Repeat, exactly and completely, the material that follows. Omit the pictures.

#### RECORDED INFORMATION:
********************
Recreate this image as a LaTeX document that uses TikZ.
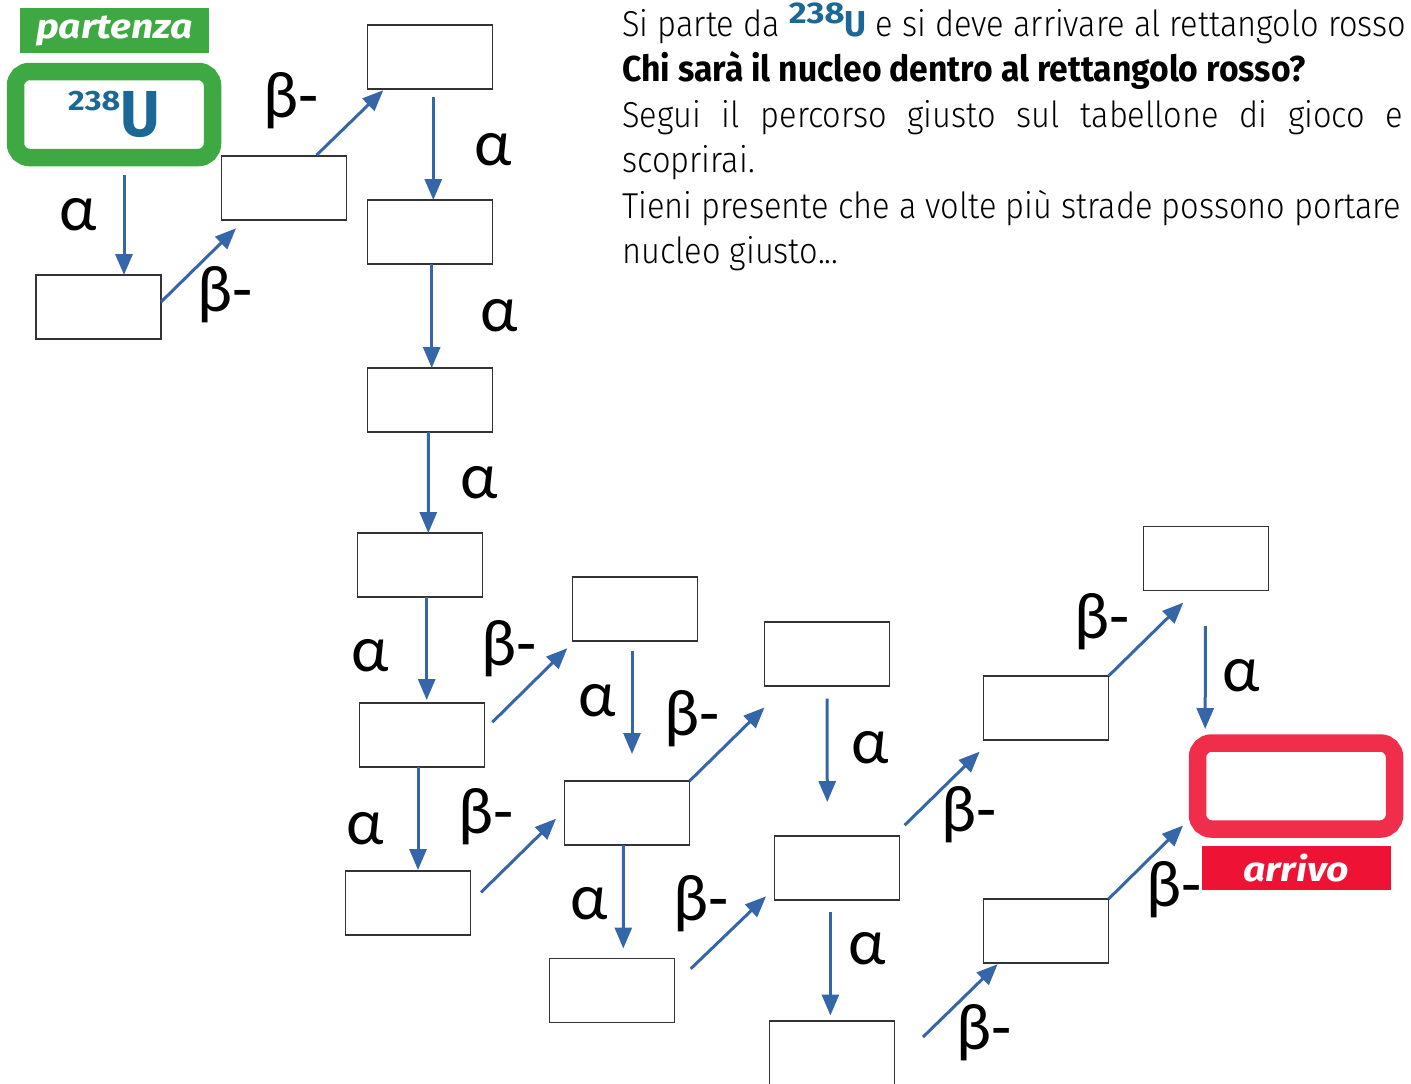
\documentclass[tikz,border=0pt]{standalone}
\usepackage{fontspec}
\setmainfont{Fira Sans}[UprightFont={* Light}, FakeStretch=0.905]
\newfontfamily\strongfont{Fira Sans}[FakeStretch=0.935]
\newfontfamily\widefont{Fira Sans}[FakeStretch=1.15]
\newfontfamily\greekfont{Carlito}
\usetikzlibrary{arrows.meta}

\definecolor{startgreen}{HTML}{3EA843}
\definecolor{endred}{HTML}{F02D4B}
\definecolor{tagred}{HTML}{EE1234}
\definecolor{arrowblue}{HTML}{3566AA}
\definecolor{textblue}{HTML}{1B6796}

\begin{document}
\begin{tikzpicture}[x=0.5pt,y=-0.5pt,
    box/.style={draw=black!80, line width=0.6pt, minimum width=62.5pt, minimum height=32pt, inner sep=0pt, outer sep=0pt},
    endbox/.style={rounded corners=7pt, line width=8.75pt, minimum width=98.5pt, minimum height=43pt, inner sep=0pt, outer sep=0pt},
    tag/.style={text=white, minimum width=94.5pt, minimum height=22.2pt, inner sep=0pt, font=\widefont\fontsize{17}{18}\selectfont\bfseries\itshape},
    dec/.style={draw=arrowblue, line width=1.5pt, -{Triangle[length=10.5pt,width=8.5pt]}},
    lab/.style={inner sep=0pt, font=\greekfont\fontsize{33}{36}\selectfont},
    txt/.style={anchor=base west, inner sep=0pt, font=\fontsize{18}{22}\selectfont}]
      \useasboundingbox (0,0) rectangle (1411,1083);

      % start and finish
      \node[tag, fill=startgreen] (partenza) at (114.5,30.5) {partenza};
      \node[endbox, draw=startgreen] (u) at (114,114.5)
        {\textcolor{textblue}{\strongfont\bfseries\raisebox{13.3pt}{\widefont\fontsize{14}{14}\selectfont 238}\fontsize{32.5}{34}\selectfont U}};
      \node[endbox, draw=endred] (arr) at (1296,786) {};
      \node[tag, fill=tagred] (arrivo) at (1296,868) {arrivo};

      % empty boxes
      \foreach \n/\x/\y in {b1/98.5/307, b2/284/188, b3/430/57, b4/430/232, b5/430/400,
                            b6/420/565, b7/422/735, b8/408/903, b9/635/609, b10/627/813,
                            b11/612/990.5, b12/827/654, b13/837/868, b14/832/1053,
                            b15/1046/708, b16/1046/931, b17/1206/558.5}
      \node[box] (\n) at (\x,\y) {};

      % decays
      \draw[dec] ([shift={(10,17)}]u.south) -- ([shift={(25.5,0)}]b1.north);
      \draw[dec] ([shift={(0,-5)}]b1.east) -- ([shift={(14.5,8.3)}]b2.south west);
      \draw[dec] ([shift={(32.7,-1)}]b2.north) -- ([shift={(15.8,1.2)}]b3.south west);
      \draw[dec] ([shift={(3.3,8)}]b3.south) -- ([shift={(3.3,0)}]b4.north);
      \draw[dec] ([shift={(1.7,0)}]b4.south) -- ([shift={(1.7,0)}]b5.north);
      \draw[dec] ([shift={(-1.7,0)}]b5.south) -- ([shift={(8.3,0)}]b6.north);
      \draw[dec] ([shift={(6.7,0)}]b6.south) -- ([shift={(4.7,-3)}]b7.north);
      \draw[dec] ([shift={(-4,0)}]b7.south) -- ([shift={(10,-1)}]b8.north);
      \draw[dec] ([shift={(7.8,-12.8)}]b7.east) -- ([shift={(-5.2,7.2)}]b9.south west);
      \draw[dec] ([shift={(10.5,-10.6)}]b8.east) -- ([shift={(-8.5,5.7)}]b10.west);
      \draw[dec] ([shift={(-3,10)}]b9.south) -- ([shift={(5,-27)}]b10.north);
      \draw[dec] ([shift={(-3.7,0)}]b10.south) -- ([shift={(11.3,-10)}]b11.north);
      \draw[dec] (b10.north east) -- ([shift={(0,21.4)}]b12.south west);
      \draw[dec] ([shift={(16.2,-21.7)}]b11.east) -- ([shift={(-8.4,28.3)}]b13.west);
      \draw[dec] ([shift={(0,12.5)}]b12.south) -- ([shift={(-9.7,-34)}]b13.north);
      \draw[dec] ([shift={(-6.6,12)}]b13.south) -- ([shift={(-1.6,-5.5)}]b14.north);
      \draw[dec] ([shift={(5.1,-10.8)}]b13.north east) -- ([shift={(-3.8,11.6)}]b15.south west);
      \draw[dec] ([shift={(28.5,-16)}]b14.east) -- ([shift={(14.1,1.2)}]b16.south west);
      \draw[dec] (b15.north east) -- ([shift={(39.8,12.1)}]b17.south west);
      \draw[dec] ([shift={(-0.6,35.5)}]b17.south) -- ([shift={(7.65,-14)}]arr.north west);
      \draw[dec] (b16.north east) -- ([shift={(-14.45,-3.55)}]arr.south west);

      % labels
      \foreach \n/\x/\y in {al1/78/215, al2/493/150, al3/499/316, al4/479/483, al5/370/656,
                            al6/365/829, al7/597/701, al8/589/904, al9/870/748, al10/867/949,
                            al11/1241/676}
      \node[lab] (\n) at (\x,\y) {α};
      \foreach \n/\x/\y in {be1/225.5/295, be2/291/101, be3/509.5/649, be4/486.5/817,
                            be5/692.5/719, be6/701.5/904, be7/969.5/815, be8/984/1033,
                            be9/1102/622, be10/1174/890}
      \node[lab] (\n) at (\x,\y) {β-};

      % instructions
      \node[txt] (line1) at (622,36) {Si parte da \textcolor{textblue}{\strongfont\bfseries\raisebox{6.35pt}{\widefont\fontsize{15}{15}\selectfont 238}U} e si deve arrivare al rettangolo rosso};
      \node[txt] (line2) at (622,81.7) {\strongfont\bfseries Chi sarà il nucleo dentro al rettangolo rosso?};
      \node[txt] (line3) at (622,127.3) {\makebox[390.5pt][s]{Segui il percorso giusto sul tabellone di gioco e}};
      \node[txt] (line4) at (622,172.7) {scoprirai.};
      \node[txt] (line5) at (622,218.3) {Tieni presente che a volte più strade possono portare};
      \node[txt] (line6) at (622,263.3) {nucleo giusto...};
    \end{tikzpicture}
\end{document}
********************
#### EXERCISE SOLUTION:
Recreate this image as a LaTeX document that uses TikZ.
\documentclass[tikz,border=0pt]{standalone}
\usepackage{fontspec}
\setmainfont{Fira Sans}[UprightFont={* Light}, FakeStretch=0.905]
\newfontfamily\strongfont{Fira Sans}[FakeStretch=0.935]
\newfontfamily\widefont{Fira Sans}[FakeStretch=1.15]
\newfontfamily\greekfont{Carlito}
\usetikzlibrary{arrows.meta}

\definecolor{startgreen}{HTML}{3EA843}
\definecolor{endred}{HTML}{F02D4B}
\definecolor{tagred}{HTML}{EE1234}
\definecolor{arrowblue}{HTML}{3566AA}
\definecolor{textblue}{HTML}{1B6796}

\begin{document}
\begin{tikzpicture}[x=0.5pt,y=-0.5pt,
    box/.style={draw=black!80, line width=0.6pt, minimum width=62.5pt, minimum height=32pt, inner sep=0pt, outer sep=0pt},
    endbox/.style={rounded corners=7pt, line width=8.75pt, minimum width=98.5pt, minimum height=43pt, inner sep=0pt, outer sep=0pt},
    tag/.style={text=white, minimum width=94.5pt, minimum height=22.2pt, inner sep=0pt, font=\widefont\fontsize{17}{18}\selectfont\bfseries\itshape},
    dec/.style={draw=arrowblue, line width=1.5pt, -{Triangle[length=10.5pt,width=8.5pt]}},
    lab/.style={inner sep=0pt, font=\greekfont\fontsize{33}{36}\selectfont},
    txt/.style={anchor=base west, inner sep=0pt, font=\fontsize{18}{22}\selectfont}]
      \useasboundingbox (0,0) rectangle (1411,1083);

      % start and finish
      \node[tag, fill=startgreen] (partenza) at (114.5,30.5) {partenza};
      \node[endbox, draw=startgreen] (u) at (114,114.5)
        {\textcolor{textblue}{\strongfont\bfseries\raisebox{13.3pt}{\widefont\fontsize{14}{14}\selectfont 238}\fontsize{32.5}{34}\selectfont U}};
      \node[endbox, draw=endred] (arr) at (1296,786) {};
      \node[tag, fill=tagred] (arrivo) at (1296,868) {arrivo};

      % empty boxes
      \foreach \n/\x/\y in {b1/98.5/307, b2/284/188, b3/430/57, b4/430/232, b5/430/400,
                            b6/420/565, b7/422/735, b8/408/903, b9/635/609, b10/627/813,
                            b11/612/990.5, b12/827/654, b13/837/868, b14/832/1053,
                            b15/1046/708, b16/1046/931, b17/1206/558.5}
      \node[box] (\n) at (\x,\y) {};

      % decays
      \draw[dec] ([shift={(10,17)}]u.south) -- ([shift={(25.5,0)}]b1.north);
      \draw[dec] ([shift={(0,-5)}]b1.east) -- ([shift={(14.5,8.3)}]b2.south west);
      \draw[dec] ([shift={(32.7,-1)}]b2.north) -- ([shift={(15.8,1.2)}]b3.south west);
      \draw[dec] ([shift={(3.3,8)}]b3.south) -- ([shift={(3.3,0)}]b4.north);
      \draw[dec] ([shift={(1.7,0)}]b4.south) -- ([shift={(1.7,0)}]b5.north);
      \draw[dec] ([shift={(-1.7,0)}]b5.south) -- ([shift={(8.3,0)}]b6.north);
      \draw[dec] ([shift={(6.7,0)}]b6.south) -- ([shift={(4.7,-3)}]b7.north);
      \draw[dec] ([shift={(-4,0)}]b7.south) -- ([shift={(10,-1)}]b8.north);
      \draw[dec] ([shift={(7.8,-12.8)}]b7.east) -- ([shift={(-5.2,7.2)}]b9.south west);
      \draw[dec] ([shift={(10.5,-10.6)}]b8.east) -- ([shift={(-8.5,5.7)}]b10.west);
      \draw[dec] ([shift={(-3,10)}]b9.south) -- ([shift={(5,-27)}]b10.north);
      \draw[dec] ([shift={(-3.7,0)}]b10.south) -- ([shift={(11.3,-10)}]b11.north);
      \draw[dec] (b10.north east) -- ([shift={(0,21.4)}]b12.south west);
      \draw[dec] ([shift={(16.2,-21.7)}]b11.east) -- ([shift={(-8.4,28.3)}]b13.west);
      \draw[dec] ([shift={(0,12.5)}]b12.south) -- ([shift={(-9.7,-34)}]b13.north);
      \draw[dec] ([shift={(-6.6,12)}]b13.south) -- ([shift={(-1.6,-5.5)}]b14.north);
      \draw[dec] ([shift={(5.1,-10.8)}]b13.north east) -- ([shift={(-3.8,11.6)}]b15.south west);
      \draw[dec] ([shift={(28.5,-16)}]b14.east) -- ([shift={(14.1,1.2)}]b16.south west);
      \draw[dec] (b15.north east) -- ([shift={(39.8,12.1)}]b17.south west);
      \draw[dec] ([shift={(-0.6,35.5)}]b17.south) -- ([shift={(7.65,-14)}]arr.north west);
      \draw[dec] (b16.north east) -- ([shift={(-14.45,-3.55)}]arr.south west);

      % labels
      \foreach \n/\x/\y in {al1/78/215, al2/493/150, al3/499/316, al4/479/483, al5/370/656,
                            al6/365/829, al7/597/701, al8/589/904, al9/870/748, al10/867/949,
                            al11/1241/676}
      \node[lab] (\n) at (\x,\y) {α};
      \foreach \n/\x/\y in {be1/225.5/295, be2/291/101, be3/509.5/649, be4/486.5/817,
                            be5/692.5/719, be6/701.5/904, be7/969.5/815, be8/984/1033,
                            be9/1102/622, be10/1174/890}
      \node[lab] (\n) at (\x,\y) {β-};

      % instructions
      \node[txt] (line1) at (622,36) {Si parte da \textcolor{textblue}{\strongfont\bfseries\raisebox{6.35pt}{\widefont\fontsize{15}{15}\selectfont 238}U} e si deve arrivare al rettangolo rosso};
      \node[txt] (line2) at (622,81.7) {\strongfont\bfseries Chi sarà il nucleo dentro al rettangolo rosso?};
      \node[txt] (line3) at (622,127.3) {\makebox[390.5pt][s]{Segui il percorso giusto sul tabellone di gioco e}};
      \node[txt] (line4) at (622,172.7) {scoprirai.};
      \node[txt] (line5) at (622,218.3) {Tieni presente che a volte più strade possono portare};
      \node[txt] (line6) at (622,263.3) {nucleo giusto...};
    \end{tikzpicture}
\end{document}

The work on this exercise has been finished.